● **Exercise objective**:
Quote exactly, and only, the lines of the material below from the line with "Clone this chart in D3.js." through the line with "6000, 7000, 8000];".

* Begin Records supplied *

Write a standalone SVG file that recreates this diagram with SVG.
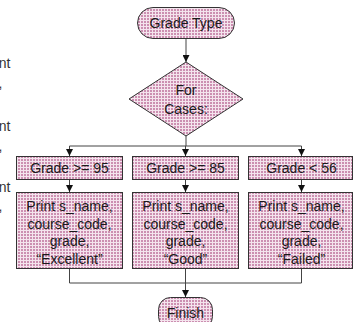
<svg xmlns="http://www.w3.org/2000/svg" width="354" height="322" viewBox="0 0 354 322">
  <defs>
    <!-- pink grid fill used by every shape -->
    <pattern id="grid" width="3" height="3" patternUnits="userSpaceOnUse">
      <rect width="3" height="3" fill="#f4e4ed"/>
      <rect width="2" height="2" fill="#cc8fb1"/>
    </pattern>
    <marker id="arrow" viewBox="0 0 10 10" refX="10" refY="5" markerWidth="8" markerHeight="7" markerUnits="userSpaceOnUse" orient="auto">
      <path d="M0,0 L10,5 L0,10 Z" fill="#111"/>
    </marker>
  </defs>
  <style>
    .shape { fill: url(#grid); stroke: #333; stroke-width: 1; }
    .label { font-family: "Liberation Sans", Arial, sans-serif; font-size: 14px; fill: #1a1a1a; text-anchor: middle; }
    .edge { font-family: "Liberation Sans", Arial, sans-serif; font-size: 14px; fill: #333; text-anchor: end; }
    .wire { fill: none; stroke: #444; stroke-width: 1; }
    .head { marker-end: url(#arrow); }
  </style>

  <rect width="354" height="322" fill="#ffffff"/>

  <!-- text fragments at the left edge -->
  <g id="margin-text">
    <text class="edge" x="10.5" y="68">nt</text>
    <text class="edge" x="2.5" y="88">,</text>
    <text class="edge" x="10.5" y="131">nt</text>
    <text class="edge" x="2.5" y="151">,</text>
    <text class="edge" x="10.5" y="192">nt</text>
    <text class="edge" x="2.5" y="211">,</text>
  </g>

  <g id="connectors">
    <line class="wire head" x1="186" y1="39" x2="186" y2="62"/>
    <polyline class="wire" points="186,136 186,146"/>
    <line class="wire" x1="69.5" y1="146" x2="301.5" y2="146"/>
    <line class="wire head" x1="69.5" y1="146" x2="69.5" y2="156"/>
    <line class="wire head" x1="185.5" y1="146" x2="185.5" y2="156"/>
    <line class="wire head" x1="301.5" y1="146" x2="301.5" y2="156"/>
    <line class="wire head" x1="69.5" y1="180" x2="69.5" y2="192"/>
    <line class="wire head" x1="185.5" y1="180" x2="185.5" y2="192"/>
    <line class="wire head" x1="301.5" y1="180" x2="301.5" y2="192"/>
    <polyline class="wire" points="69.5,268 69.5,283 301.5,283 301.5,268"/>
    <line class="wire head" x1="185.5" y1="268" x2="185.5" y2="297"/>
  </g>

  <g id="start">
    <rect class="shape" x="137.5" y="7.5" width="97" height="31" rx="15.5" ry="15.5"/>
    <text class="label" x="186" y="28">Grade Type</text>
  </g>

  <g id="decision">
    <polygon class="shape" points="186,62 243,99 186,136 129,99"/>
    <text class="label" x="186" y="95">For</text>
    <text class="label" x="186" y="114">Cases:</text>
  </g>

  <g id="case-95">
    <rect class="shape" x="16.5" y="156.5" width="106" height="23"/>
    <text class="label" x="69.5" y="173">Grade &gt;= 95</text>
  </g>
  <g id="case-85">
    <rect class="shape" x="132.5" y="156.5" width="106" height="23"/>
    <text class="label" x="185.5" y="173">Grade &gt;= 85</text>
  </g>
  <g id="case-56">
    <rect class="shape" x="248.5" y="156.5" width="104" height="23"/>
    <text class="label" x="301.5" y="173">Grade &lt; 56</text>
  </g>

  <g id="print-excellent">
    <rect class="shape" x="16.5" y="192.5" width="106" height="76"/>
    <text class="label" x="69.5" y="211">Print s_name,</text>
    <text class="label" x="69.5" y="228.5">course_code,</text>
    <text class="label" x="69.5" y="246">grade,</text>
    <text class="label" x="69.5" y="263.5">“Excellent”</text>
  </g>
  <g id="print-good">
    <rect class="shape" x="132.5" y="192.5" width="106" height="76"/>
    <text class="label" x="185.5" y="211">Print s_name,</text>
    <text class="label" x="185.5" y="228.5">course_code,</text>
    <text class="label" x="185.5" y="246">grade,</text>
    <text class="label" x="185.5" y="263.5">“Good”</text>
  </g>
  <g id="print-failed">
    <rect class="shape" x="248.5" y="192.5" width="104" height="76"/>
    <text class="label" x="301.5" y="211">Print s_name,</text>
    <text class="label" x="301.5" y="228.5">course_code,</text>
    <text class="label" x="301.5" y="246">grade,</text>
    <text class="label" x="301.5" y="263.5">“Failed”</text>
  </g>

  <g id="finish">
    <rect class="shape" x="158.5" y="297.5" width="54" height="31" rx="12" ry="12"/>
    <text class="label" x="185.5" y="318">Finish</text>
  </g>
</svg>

* End Records supplied *
* Begin Records supplied *

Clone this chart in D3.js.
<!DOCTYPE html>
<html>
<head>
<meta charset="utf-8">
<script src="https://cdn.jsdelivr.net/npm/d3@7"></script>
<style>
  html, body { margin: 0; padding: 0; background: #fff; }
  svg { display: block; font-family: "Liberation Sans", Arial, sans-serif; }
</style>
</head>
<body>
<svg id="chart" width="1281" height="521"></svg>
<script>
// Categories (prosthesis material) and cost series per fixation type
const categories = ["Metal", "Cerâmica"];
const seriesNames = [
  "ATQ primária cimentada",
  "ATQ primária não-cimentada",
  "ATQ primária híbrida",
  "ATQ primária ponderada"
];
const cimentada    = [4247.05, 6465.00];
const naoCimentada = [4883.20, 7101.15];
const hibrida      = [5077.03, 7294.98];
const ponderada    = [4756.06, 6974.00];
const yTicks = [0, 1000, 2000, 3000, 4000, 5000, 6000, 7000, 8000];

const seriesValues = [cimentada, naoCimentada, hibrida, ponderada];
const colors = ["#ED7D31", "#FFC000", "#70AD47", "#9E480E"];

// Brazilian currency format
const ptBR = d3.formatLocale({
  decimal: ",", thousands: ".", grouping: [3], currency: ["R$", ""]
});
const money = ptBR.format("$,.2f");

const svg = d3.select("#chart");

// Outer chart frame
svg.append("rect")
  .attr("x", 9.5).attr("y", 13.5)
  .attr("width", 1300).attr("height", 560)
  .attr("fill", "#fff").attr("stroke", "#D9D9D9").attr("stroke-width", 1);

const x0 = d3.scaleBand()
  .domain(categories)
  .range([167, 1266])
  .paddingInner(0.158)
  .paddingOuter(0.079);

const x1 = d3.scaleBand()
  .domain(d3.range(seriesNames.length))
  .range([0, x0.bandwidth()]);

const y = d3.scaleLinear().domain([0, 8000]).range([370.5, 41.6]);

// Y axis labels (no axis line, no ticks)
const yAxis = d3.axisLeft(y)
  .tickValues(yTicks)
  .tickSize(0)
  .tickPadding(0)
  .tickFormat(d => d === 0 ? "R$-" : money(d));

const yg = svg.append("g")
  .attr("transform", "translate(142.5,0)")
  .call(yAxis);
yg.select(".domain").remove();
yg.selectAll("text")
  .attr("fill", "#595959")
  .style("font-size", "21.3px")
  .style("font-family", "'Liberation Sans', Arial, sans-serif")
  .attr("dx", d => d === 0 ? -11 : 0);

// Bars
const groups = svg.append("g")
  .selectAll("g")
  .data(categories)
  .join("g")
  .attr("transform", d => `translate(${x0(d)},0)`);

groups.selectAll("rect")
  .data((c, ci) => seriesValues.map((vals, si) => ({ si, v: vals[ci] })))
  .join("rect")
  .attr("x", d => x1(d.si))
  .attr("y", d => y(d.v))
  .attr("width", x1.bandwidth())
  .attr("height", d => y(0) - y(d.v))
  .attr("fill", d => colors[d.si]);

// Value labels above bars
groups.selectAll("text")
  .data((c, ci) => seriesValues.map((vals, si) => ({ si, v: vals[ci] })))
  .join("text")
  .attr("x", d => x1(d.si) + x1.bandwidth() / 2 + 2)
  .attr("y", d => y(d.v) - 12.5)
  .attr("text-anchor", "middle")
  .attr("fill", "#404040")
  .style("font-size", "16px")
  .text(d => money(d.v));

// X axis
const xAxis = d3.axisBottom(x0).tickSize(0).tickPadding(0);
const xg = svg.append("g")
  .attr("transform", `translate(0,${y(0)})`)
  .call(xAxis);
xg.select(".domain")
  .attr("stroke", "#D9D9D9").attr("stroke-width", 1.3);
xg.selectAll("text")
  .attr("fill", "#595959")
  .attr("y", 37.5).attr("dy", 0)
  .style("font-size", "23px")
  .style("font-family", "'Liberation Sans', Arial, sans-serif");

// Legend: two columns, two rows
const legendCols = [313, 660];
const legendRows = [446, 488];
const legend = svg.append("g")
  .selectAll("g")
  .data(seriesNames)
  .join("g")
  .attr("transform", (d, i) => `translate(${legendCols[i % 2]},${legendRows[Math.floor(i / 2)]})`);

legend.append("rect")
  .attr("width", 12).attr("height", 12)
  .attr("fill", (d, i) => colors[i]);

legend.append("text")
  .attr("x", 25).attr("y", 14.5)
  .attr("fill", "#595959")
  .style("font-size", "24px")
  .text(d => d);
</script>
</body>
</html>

* End Records supplied *

● **Worked answer**:
Clone this chart in D3.js.
<!DOCTYPE html>
<html>
<head>
<meta charset="utf-8">
<script src="https://cdn.jsdelivr.net/npm/d3@7"></script>
<style>
  html, body { margin: 0; padding: 0; background: #fff; }
  svg { display: block; font-family: "Liberation Sans", Arial, sans-serif; }
</style>
</head>
<body>
<svg id="chart" width="1281" height="521"></svg>
<script>
// Categories (prosthesis material) and cost series per fixation type
const categories = ["Metal", "Cerâmica"];
const seriesNames = [
  "ATQ primária cimentada",
  "ATQ primária não-cimentada",
  "ATQ primária híbrida",
  "ATQ primária ponderada"
];
const cimentada    = [4247.05, 6465.00];
const naoCimentada = [4883.20, 7101.15];
const hibrida      = [5077.03, 7294.98];
const ponderada    = [4756.06, 6974.00];
const yTicks = [0, 1000, 2000, 3000, 4000, 5000, 6000, 7000, 8000];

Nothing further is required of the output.